Love becomes a theme of the novel in many ways: it explores different forms of legitimate or illegitimate love, why we need love, love’s history, love’s spaces, love’s unpredictability, and also the irony of loving somebody you expected to hate (and maybe already have, with a seething, uncontrollable, Mr. Burns sneer). It is not really romantic, however, which is surprising. I am grateful for this lack of romanticism: if we wanted it, we’d be in 18th Century Romanticism (an area most feel they’ve done with quickly).

Loss in the text is wise, but also dramatic and passionate in Morrison’s novel, depending on who is experiencing the loss. Again, the loss is surprising. Again, it is not always romantic. It is an interesting point raised in these pages that romantic love and loss just aren’t that much of a big deal, in comparison to what life has to offer otherwise. People cheat, people find other people they like more, people never really liked each other that much in the first place, yada yada.

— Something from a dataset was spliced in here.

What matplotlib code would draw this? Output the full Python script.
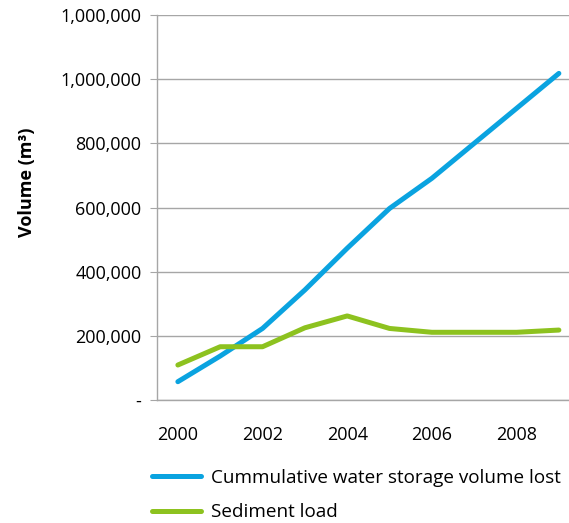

Instead of the traditional whinge, it is nice to embrace that sadness and make it boldly beautiful. It is the way in which Morrison does this in the novel that also reminds me of the singer Tracey Chapman (come on, you all must know her): her unashamed desperation and focus on family, heritage, and grassroots, with the odd bit of romance shunted in. Soul sisters indeed.

For those that like a little verse, it is also quite poetic. I would like to take this statement to point out that’s it’s not actually a new book; I like to think of it as a classic that injects a little sassy flavour into the bookshelf. However, if you like your John Clancys and your Danielle Steels, don’t touch it with a ten-foot sewer pole. It is not plain spoken. It’s too beautiful for $30 Whitcoulls shopfronters. You might have to search on Amazon for it, but it is well worth the read. Plus, when you do, there are several brothers and sisters of the text that advise, inform, and strum the violin along with it. Desperate poetry.